Recent trades on China’s over-the-counter New Third Board market valued Anker at about $1.1 billion. Yang, 36, and his wife have a combined stake of about 54 percent, according to a Bloomberg analysis of the company’s first-quarter report for 2018.
Anker offers chargers that are alternatives to those from companies like Samsung Electronics Co. or Apple Inc. and come with proprietary PowerIQ technology, which detects each phone’s maximum wattage to help minimize charging times. Yang also has branched out into just about every other smartphone-related gadget, including cables, headphones and wireless charging pads. And he’s making household products like robotic vacuums under the Eufy brand.
“We really put a lot of love, and hate, into our products,” Yang said, referencing the year-long tedium of shrinking the vacuum robot down to 2.85 inches in height so it could fit under couches.
Sweet Spot
As smartphone maker Xiaomi Corp. prepares for a Hong Kong initial public offering, Yang figures the timing may be right for him, too. He’s studying the possibility of going public in China, Japan, Hong Kong or the U.S.
If he decides to proceed, he could have his work cut out for him. As of early May, two-thirds of the 21 China tech IPOs in the past year were below their issue price. Xiaomi had been targeting an eye-popping $100 billion valuation for its debut, but now is eyeing $60 billion to $70 billion, people familiar with the matter told Bloomberg earlier this month.
Yang has taken on several funding rounds over the years, and investors are coming knocking again. Jumei International Holding Ltd., a U.S.-listed Chinese beauty e-commerce firm, bought a 60 percent stake in Anker’s powerbank-rental unit last year for 300 million yuan ($47 million).

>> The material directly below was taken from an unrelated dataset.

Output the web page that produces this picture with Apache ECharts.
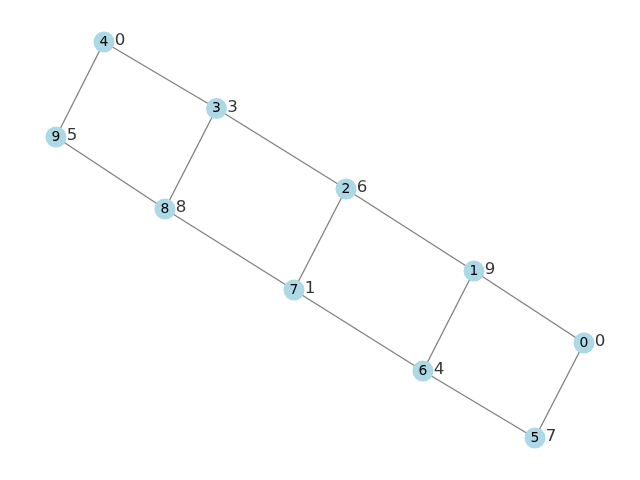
<!DOCTYPE html>
<html>
<head>
<meta charset="utf-8">
<script src="https://cdn.jsdelivr.net/npm/echarts@6/dist/echarts.min.js"></script>
<style>html,body{margin:0;padding:0;background:#fff;}#c{width:640px;height:480px;}</style>
</head>
<body>
<div id="c"></div>
<script>
const nodeIds = ['0','1','2','3','4','5','6','7','8','9'];
const nodeX = [584, 474, 346, 216.5, 104, 535, 423, 294, 165, 56];
const nodeY = [343, 271, 189, 108.5, 42, 438, 371, 290, 209, 137];
const nodeValues = [0, 9, 6, 3, 0, 7, 4, 1, 8, 5];
const edges = [[0,1],[1,2],[2,3],[3,4],[5,6],[6,7],[7,8],[8,9],[0,5],[1,6],[2,7],[3,8],[4,9]];

const chart = echarts.init(document.getElementById('c'));
const font = 'DejaVu Sans';
chart.setOption({
  animation: false,
  backgroundColor: '#ffffff',
  grid: {left: 0, right: 0, top: 0, bottom: 0},
  xAxis: {type: 'value', min: 0, max: 640, show: false},
  yAxis: {type: 'value', min: 0, max: 480, inverse: true, show: false},
  series: [
    {
      type: 'graph',
      coordinateSystem: 'cartesian2d',
      symbol: 'circle',
      symbolSize: 21,
      z: 2,
      itemStyle: {color: '#add8e6'},
      lineStyle: {color: '#808080', width: 1.3, opacity: 1},
      label: {show: true, position: 'inside', color: '#000000', fontFamily: font, fontSize: 13.9,
              formatter: p => p.name},
      emphasis: {disabled: true},
      data: nodeIds.map((id, i) => ({name: id, value: [nodeX[i], nodeY[i]]})),
      links: edges.map(e => ({source: nodeIds[e[0]], target: nodeIds[e[1]]}))
    },
    {
      type: 'scatter',
      symbolSize: 1,
      z: 3,
      itemStyle: {color: 'rgba(0,0,0,0)'},
      label: {show: true, position: 'inside', offset: [16, -1], color: '#000000', fontFamily: font, fontSize: 16.7,
              formatter: p => String(p.value[2])},
      emphasis: {disabled: true},
      data: nodeIds.map((id, i) => [nodeX[i], nodeY[i], nodeValues[i]])
    }
  ]
});
</script>
</body>
</html>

Anker’s revenue surged 56 percent in 2017 to 3.9 billion yuan, and profit grew 9.9 percent to 356 million yuan, according to its annual report. It has offices in Seattle, Dubai, Tokyo, Shenzhen and Changsha, China, according to its website. Almost half of its revenue comes from the U.S., but China sales doubled last year.
Like many China tech companies, Anker is also following President Xi Jinping’s goal of making the nation a leader in developing artificial intelligence, and it has a lab for developing facial recognition for security purposes.
Tech Gaps
Its expansion has come as Yang seized opportunities created by gaps in the technology industry. In the smartphone business, he targeted the opening between Apple’s expensive chargers and low-quality, white-label replacements.

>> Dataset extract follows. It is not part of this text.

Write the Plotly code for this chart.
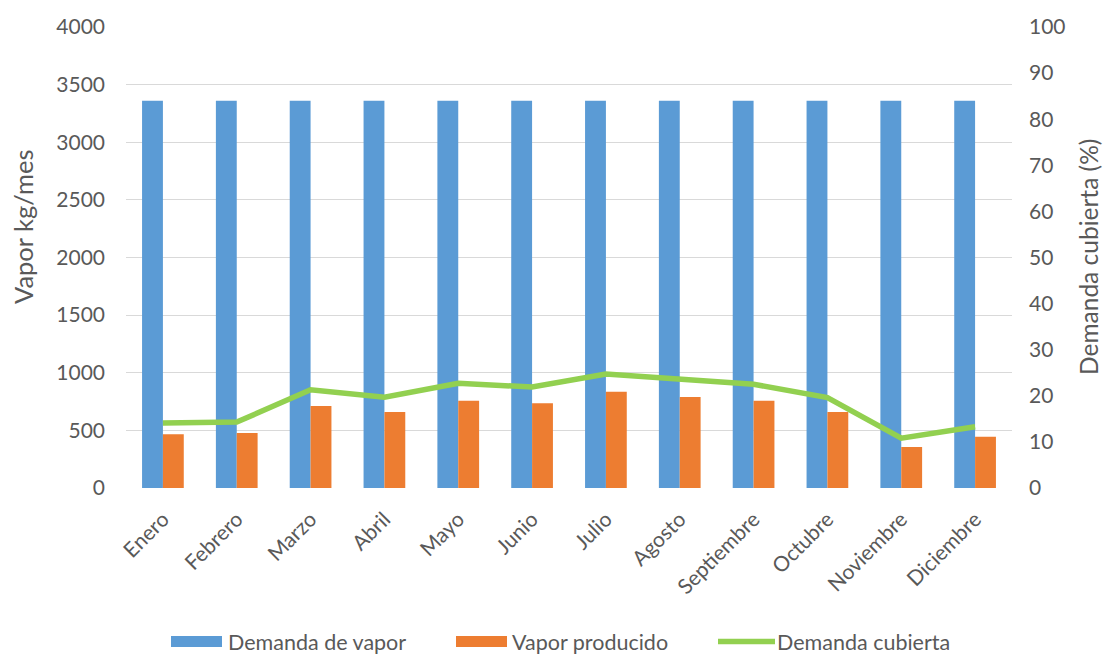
import plotly.graph_objects as go

meses = ["Enero", "Febrero", "Marzo", "Abril", "Mayo", "Junio", "Julio",
         "Agosto", "Septiembre", "Octubre", "Noviembre", "Diciembre"]
demanda_vapor = [3360] * 12
vapor_producido = [466, 477, 711, 659, 757, 735, 836, 790, 757, 659, 356, 445]
demanda_cubierta = [14.1, 14.3, 21.3, 19.7, 22.7, 21.9, 24.7, 23.7, 22.5, 19.6, 10.8, 13.3]

left_ticks = [0, 500, 1000, 1500, 2000, 2500, 3000, 3500, 4000]
right_ticks = [0, 10, 20, 30, 40, 50, 60, 70, 80, 90, 100]

FONT = "Lato, Liberation Sans, sans-serif"
GRAY = "#595959"
BLUE, ORANGE, GREEN = "#5B9BD5", "#ED7D31", "#92D050"

# plot area in pixels: x 126..1012, y 27..488
W, H = 1104, 655
L, R, T, B = 126, 92, 27, 167
PW, PH = W - L - R, H - T - B


def px(x):
    return (x - L) / PW


def py(y):
    return (H - B - y) / PH


fig = go.Figure()
fig.add_trace(go.Bar(x=meses, y=demanda_vapor, name="Demanda de vapor",
                     marker=dict(color=BLUE, line=dict(width=0))))
fig.add_trace(go.Bar(x=meses, y=vapor_producido, name="Vapor producido",
                     marker=dict(color=ORANGE, line=dict(width=0))))
fig.add_trace(go.Scatter(x=meses, y=demanda_cubierta, name="Demanda cubierta",
                         mode="lines", yaxis="y2",
                         line=dict(color=GREEN, width=5.5)))

# legend row along the bottom
LEG_Y = 641.5
legend_shapes = [
    dict(type="rect", xref="paper", yref="paper", x0=px(171), x1=px(222),
         y0=py(LEG_Y + 5.5), y1=py(LEG_Y - 5.5), fillcolor=BLUE, line=dict(width=0)),
    dict(type="rect", xref="paper", yref="paper", x0=px(456), x1=px(507),
         y0=py(LEG_Y + 5.5), y1=py(LEG_Y - 5.5), fillcolor=ORANGE, line=dict(width=0)),
    dict(type="line", xref="paper", yref="paper", x0=px(718), x1=px(775),
         y0=py(LEG_Y), y1=py(LEG_Y), line=dict(color=GREEN, width=5.5)),
]
legend_texts = [(227, "Demanda de vapor"), (511, "Vapor producido"), (776, "Demanda cubierta")]
annotations = [
    dict(xref="paper", yref="paper", x=px(xp), y=py(LEG_Y), text=t, showarrow=False,
         xanchor="left", yanchor="middle", borderpad=0,
         font=dict(size=21.5, color=GRAY, family=FONT))
    for xp, t in legend_texts
]
# axis titles
annotations += [
    dict(xref="paper", yref="paper", x=px(23), y=py(227), text="Vapor kg/mes",
         textangle=-90, showarrow=False, xanchor="center", yanchor="middle",
         borderpad=0, font=dict(size=25.5, color=GRAY, family=FONT)),
    dict(xref="paper", yref="paper", x=px(1088), y=py(257), text="Demanda cubierta (%)",
         textangle=-90, showarrow=False, xanchor="center", yanchor="middle",
         borderpad=0, font=dict(size=24.5, color=GRAY, family=FONT)),
]

fig.update_layout(
    width=W, height=H,
    margin=dict(l=L, r=R, t=T, b=B),
    paper_bgcolor="white", plot_bgcolor="white",
    barmode="group", bargap=0.435, bargroupgap=0,
    showlegend=False,
    font=dict(family=FONT, color=GRAY, size=21),
    xaxis=dict(tickangle=-45, tickfont=dict(size=21, color=GRAY),
               showgrid=False, showline=False, ticks="", automargin=False,
               ticklabelstandoff=14),
    yaxis=dict(range=[0, 4000], tickvals=left_ticks, showgrid=True,
               gridcolor="#d9d9d9", gridwidth=1.2, zeroline=False,
               showline=False, ticks="", automargin=False, ticklabelstandoff=20,
               tickfont=dict(size=21, color=GRAY)),
    yaxis2=dict(range=[0, 100], tickvals=right_ticks, overlaying="y", side="right",
                showgrid=False, zeroline=False, showline=False, ticks="",
                automargin=False, ticklabelstandoff=16,
                tickfont=dict(size=21, color=GRAY)),
    shapes=legend_shapes,
    annotations=annotations,
)

fig.write_html("out.html")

Anker occupies the space between five-star and three-star Amazon reviews (most Anker products have about four). That is Yang’s sweet spot, where he creates an accessory that isn’t the most expensive but still is of good-enough quality to win consumer trust.
That also means his brands must contend with fierce competition online.
"Selling via Amazon is absolutely still a viable strategy for smaller brands," said Benjamin Cavender, analyst at China Market Research Group. "However, Amazon is increasingly selling its own brand products via its marketplace, which means that smaller companies need to be very aggressive about providing good products and service at attractive price points."
These days Yang is also hoping tensions around a trade war between China and the U.S. don’t escalate. Nearby is the Shenzhen campus of telecommunications giant ZTE Corp., which had to shut major operations after a Trump administration ban on its ability to buy U.S. technology. Trump earlier this month tweeted that he was working on a way to get ZTE back into business.